Well, the fact that Jonathan knows Amy is hot doesn’t mean he’s attracted to her. I mean, I know women, unrelated to me, whom I can recognize “objectively” as being hot in the estimate of most men, but who simply don’t do it for me for whatever reason.
I am horrified at the thought of hiring her for this job, and at the many replies that go along with the idea. Jonathan would be abusing his position and failing at his duties to do so.
He does seem to owe her a considerable personal favor, and personally rescuing her with offers of financial help seems like a good option.

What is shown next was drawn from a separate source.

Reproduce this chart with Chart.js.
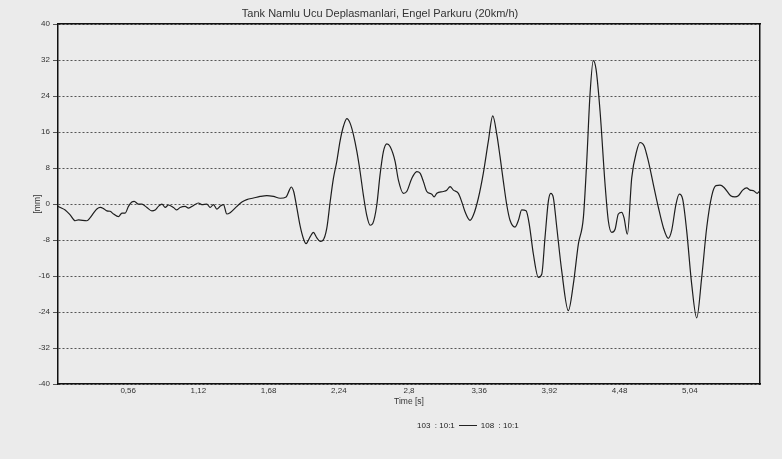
<!DOCTYPE html>
<html>
<head>
<meta charset="utf-8">
<script src="https://cdn.jsdelivr.net/npm/chart.js@4/dist/chart.umd.min.js"></script>
<style>
  html, body { margin: 0; padding: 0; background: #ebebeb; }
  #wrap { position: relative; width: 782px; height: 459px; }
  #legend {
    position: absolute; left: 417px; top: 421px;
    font: 8px "Liberation Sans", Arial, sans-serif; color: #222;
    white-space: nowrap;
  }
  #legend .ln { display: inline-block; width: 18px; border-top: 1px solid #222; vertical-align: middle; margin: 0 4px; }
</style>
</head>
<body>
<div id="wrap">
  <canvas id="myChart" width="782" height="459"></canvas>
  <div id="legend">103 &nbsp;: 10:1<span class="ln"></span>108 &nbsp;: 10:1</div>
</div>
<script>
// time [s] and displacement [mm]
var times = [
  0.000, 0.018, 0.057, 0.097, 0.137, 0.163, 0.230, 0.257, 0.283, 0.310,
  0.337, 0.363, 0.390, 0.416, 0.443, 0.482, 0.510, 0.536, 0.562, 0.589,
  0.608, 0.642, 0.669, 0.709, 0.749, 0.775, 0.801, 0.829, 0.855, 0.881,
  0.921, 0.948, 0.974, 1.014, 1.041, 1.081, 1.120, 1.148, 1.187, 1.214,
  1.240, 1.267, 1.293, 1.320, 1.347, 1.373, 1.427, 1.467, 1.506, 1.559,
  1.612, 1.666, 1.719, 1.772, 1.820, 1.844, 1.860, 1.880, 1.900, 1.931,
  1.958, 1.979, 2.011, 2.037, 2.065, 2.091, 2.112, 2.144, 2.171, 2.197,
  2.224, 2.250, 2.277, 2.304, 2.330, 2.357, 2.384, 2.410, 2.436, 2.463,
  2.490, 2.511, 2.543, 2.569, 2.596, 2.623, 2.649, 2.689, 2.715, 2.755,
  2.782, 2.822, 2.862, 2.888, 2.915, 2.942, 2.982, 3.000, 3.022, 3.074,
  3.101, 3.128, 3.154, 3.194, 3.221, 3.247, 3.287, 3.313, 3.353, 3.393,
  3.433, 3.468, 3.501, 3.526, 3.553, 3.580, 3.606, 3.646, 3.673, 3.699,
  3.734, 3.760, 3.792, 3.832, 3.859, 3.885, 3.912, 3.931, 3.951, 3.979,
  4.018, 4.071, 4.111, 4.151, 4.191, 4.218, 4.244, 4.270, 4.292, 4.324,
  4.364, 4.390, 4.417, 4.444, 4.470, 4.497, 4.515, 4.542, 4.577, 4.617,
  4.643, 4.675, 4.709, 4.749, 4.789, 4.829, 4.868, 4.895, 4.930, 4.956,
  4.983, 5.015, 5.055, 5.095, 5.135, 5.175, 5.215, 5.249, 5.281, 5.313,
  5.366, 5.400, 5.427, 5.462, 5.494, 5.520, 5.546, 5.578, 5.600
];
var displacement = [
  -0.5, -0.75, -1.3, -2.4, -3.7, -3.5, -3.7, -3.0, -2.0, -1.1,
  -0.75, -1.0, -1.5, -1.6, -2.2, -2.8, -2.0, -2.0, -0.5, 0.45,
  0.6, 0.0, 0.0, -0.75, -1.5, -1.3, -0.5, 0.0, -0.75, -0.2,
  -0.75, -1.3, -0.75, -0.5, -0.9, -0.3, 0.25, -0.1, 0.0, -0.75,
  -0.1, -1.1, -0.5, -0.1, -2.2, -1.9, -0.5, 0.45, 1.0, 1.35,
  1.7, 1.9, 1.7, 1.3, 1.6, 3.0, 3.8, 2.8, 0.0, -4.8,
  -7.7, -8.8, -7.3, -6.3, -7.5, -8.3, -8.1, -5.4, 0.5, 5.7,
  9.5, 14.0, 17.3, 19.0, 18.0, 15.4, 11.7, 7.2, 2.0, -2.5,
  -4.7, -4.3, -0.2, 6.5, 11.7, 13.4, 12.8, 9.5, 5.4, 2.4,
  2.8, 5.7, 7.2, 6.9, 5.0, 2.8, 2.2, 1.6, 2.4, 2.8,
  3.1, 3.9, 3.1, 2.4, 0.5, -1.7, -3.6, -2.5, 1.3, 6.9,
  14.0, 19.6, 15.4, 10.6, 5.0, -0.2, -3.6, -5.1, -3.6, -1.3,
  -1.5, -4.6, -11.1, -16.3, -15.6, -7.4, 0.7, 2.4, 1.5, -5.2,
  -14.8, -23.7, -17.8, -8.9, -3.0, 9.6, 24.4, 31.9, 30.0, 20.7,
  4.4, -3.7, -6.3, -5.6, -2.2, -1.85, -3.0, -6.7, 5.9, 11.9,
  13.7, 13.0, 9.6, 4.4, -0.7, -5.2, -7.6, -5.9, 0.0, 2.2,
  1.1, -5.9, -17.8, -25.3, -16.3, -5.2, 1.85, 4.1, 4.2, 3.7,
  1.85, 1.6, 1.85, 3.1, 3.6, 3.1, 3.0, 2.4, 3.0
];
var xTicks = [0.56, 1.12, 1.68, 2.24, 2.8, 3.36, 3.92, 4.48, 5.04];
var yTicks = [-40, -32, -24, -16, -8, 0, 8, 16, 24, 32, 40];

var points = times.map(function (t, i) { return { x: t, y: displacement[i] }; });

var font = "'Liberation Sans', Arial, sans-serif";
var ctx = document.getElementById("myChart").getContext("2d");

var myChart = new Chart(ctx, {
    type: "line",
    data: {
        datasets: [{
            label: "108 : 10:1",
            data: points,
            borderColor: "#1e1e1e",
            borderWidth: 1.2,
            pointRadius: 0,
            cubicInterpolationMode: "monotone",
            fill: false
        }]
    },
    options: {
        responsive: false,
        animation: false,
        layout: { padding: { left: 0, right: 22, top: 0, bottom: 0 } },
        plugins: {
            legend: { display: false },
            tooltip: { enabled: false },
            title: {
                display: true,
                text: "Tank Namlu Ucu Deplasmanlari, Engel Parkuru (20km/h)",
                color: "#333",
                font: { family: font, size: 11, weight: "normal" },
                padding: { top: 7, bottom: 4 }
            }
        },
        scales: {
            x: {
                type: "linear",
                min: 0,
                max: 5.6,
                afterBuildTicks: function (scale) {
                    scale.ticks = xTicks.map(function (v) { return { value: v }; });
                },
                afterFit: function (scale) { scale.height = 75; },
                ticks: {
                    padding: 2,
                    color: "#333",
                    font: { family: font, size: 8 },
                    maxRotation: 0,
                    callback: function (v) { return String(v).replace(".", ","); }
                },
                grid: { display: false, drawTicks: false },
                border: { display: true, color: "#111", width: 1.5 },
                title: {
                    display: true,
                    text: "Time [s]",
                    color: "#333",
                    font: { family: font, size: 8.5 },
                    padding: { top: 0, bottom: 52 }
                }
            },
            y: {
                min: -40,
                max: 40,
                afterBuildTicks: function (scale) {
                    scale.ticks = yTicks.map(function (v) { return { value: v }; });
                },
                afterFit: function (scale) { scale.width = 58; },
                ticks: {
                    padding: 3,
                    color: "#333",
                    font: { family: font, size: 8 },
                    callback: function (v) { return String(v); }
                },
                grid: { color: "#555", lineWidth: 1, tickLength: 5, tickColor: "#555" },
                border: { display: true, color: "#111", width: 1.5, dash: [2, 2] },
                title: {
                    display: true,
                    text: "[mm]",
                    color: "#333",
                    font: { family: font, size: 8.5 },
                    padding: { top: 33, bottom: 0 }
                }
            },
            xTop: {
                type: "linear",
                position: "top",
                afterFit: function (scale) { scale.height = 0; },
                ticks: { display: false },
                grid: { display: false, drawTicks: false },
                border: { display: true, color: "#111", width: 1.5 }
            },
            yRight: {
                type: "linear",
                position: "right",
                afterFit: function (scale) { scale.width = 0; },
                ticks: { display: false },
                grid: { display: false, drawTicks: false },
                border: { display: true, color: "#111", width: 1.5 }
            }
        }
    }
});
</script>
</body>
</html>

Failing that, it would actually be better for him to embezzle the funds to help her with, than to hire her. Both are stealing from his employer to satisfy some kind of personal obligation he carries, but hiring her would further commit his employer to furthering this theft and would likely do personal harm to various other people in the process. If he just stole the money, the offense would be less open-ended, and the perpetrator more easily caught and dealt with.
I’m sorry, but that is complete and utter bullshit. The OP does not say that Amy is unqualified. It says that 60 people tested better than she did on the test, which means that about 240 people scored worse; in other words, she was better than 60% of her competitors. It says that she stank of desperation in her interview, but given that she’s been out of work so long, that might be forgiven. Jonathan knows from personal experience that she’s capable of making swift and correct decisions under pressure, which has to count for something.
Giving her a chance to succeed is not stealing. Nothing in your post indicates that you know what the word stealing means.
Which is not to say that I think she should necessarily be hired. I just think it’s ludicrous to call doing so stealing.